The ever-changing circumstellar nebula around UW Centauri

Geoffrey C. Clayton, Louisiana State University
F. Kerber, Space Telescope European Coordinating Facility
Karl D. Gordon, Louisiana State University
Warrick A. Lawson, University of New South Wales at Australian Defence Force Academy
Michael J. Wolff, Space Science Institute
D. L. Pollacco, Isaac Newton Group
E. Furlan, Universität Innsbruck


We present new images of the reflection nebula surrounding the R Coronae Borealis Star, UW Centauri. This nebula, first detected in 1990, has changed its appearance significantly. At the estimated distance of UW Cen, this nebula is approximately 0.6 lt-yr in radius, so the nebula cannot have physically altered in only 8 years.
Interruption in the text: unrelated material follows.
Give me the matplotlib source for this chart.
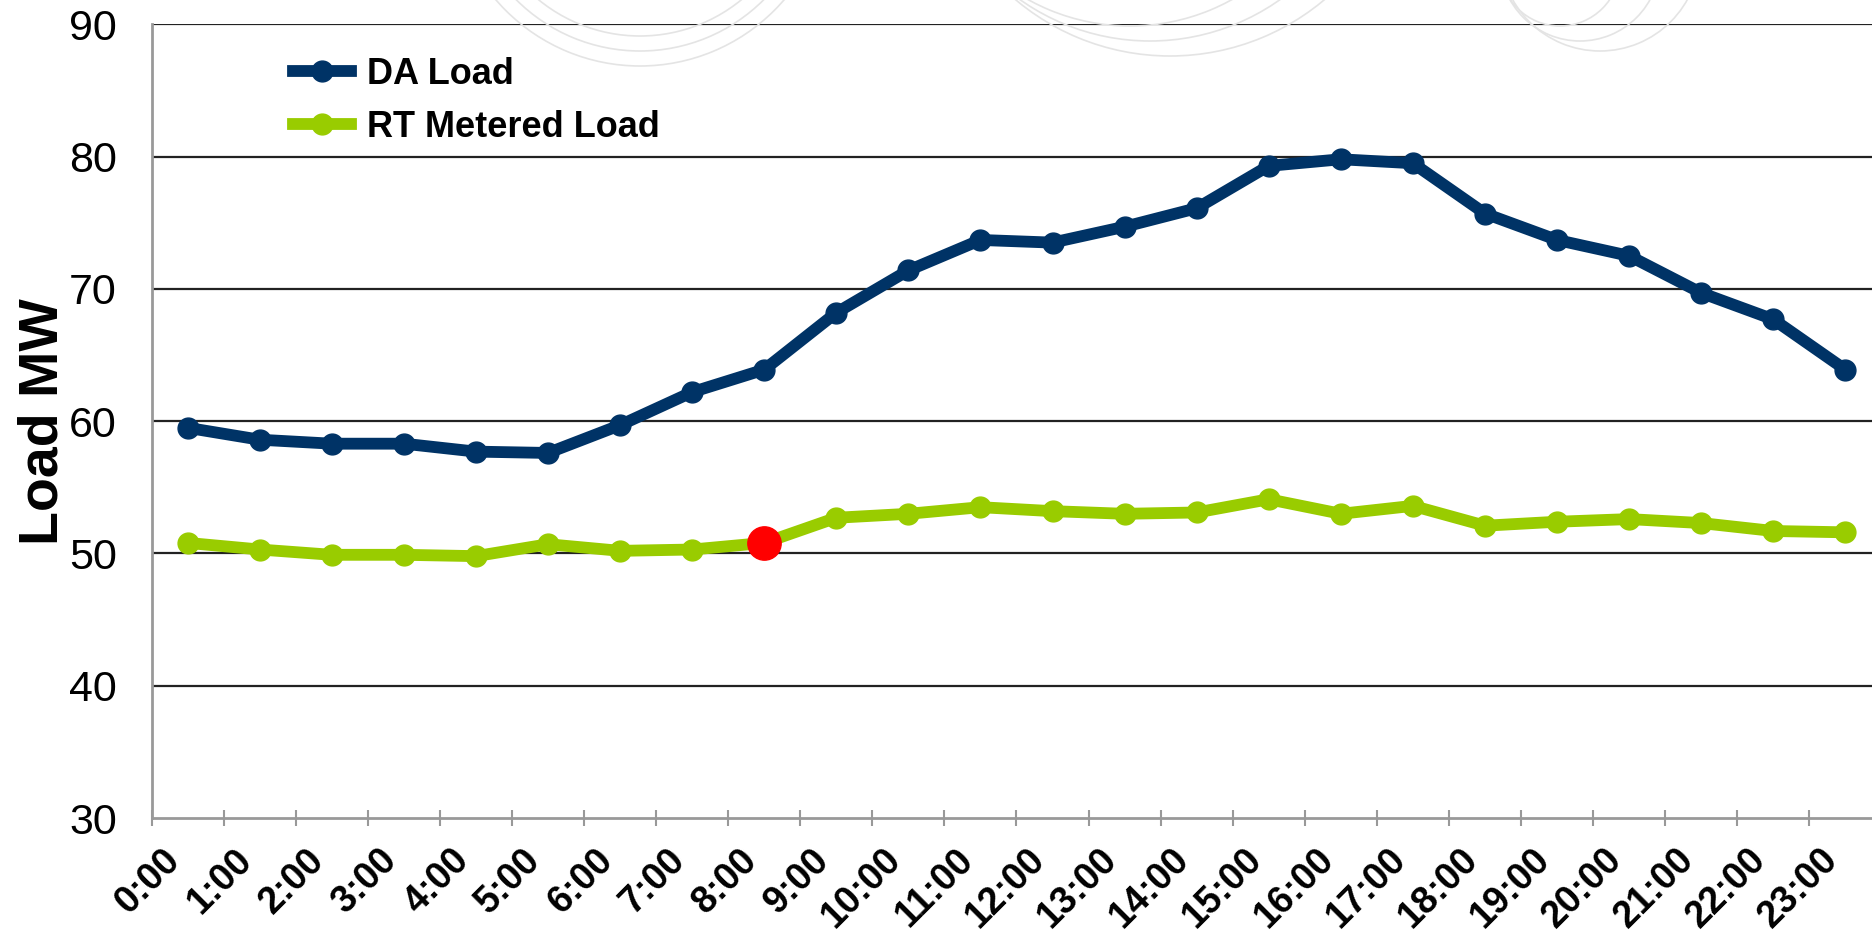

Instead, the morphology of the nebula appears to change as different parts are illuminated by light from the central star that is modulated by shifting thick dust clouds near its surface. These dust clouds form and dissipate at irregular intervals, causing the well-known declines in the R Coronae Borealis (RCB) stars. In this way, the central star acts like a lighthouse shining through holes in the dust clouds and lighting up different portions of the nebula The existence of this nebula provides clues to the evolutionary history of RCB stars, possibly linking them to the planetary nebulae and the final helium shell flash stars.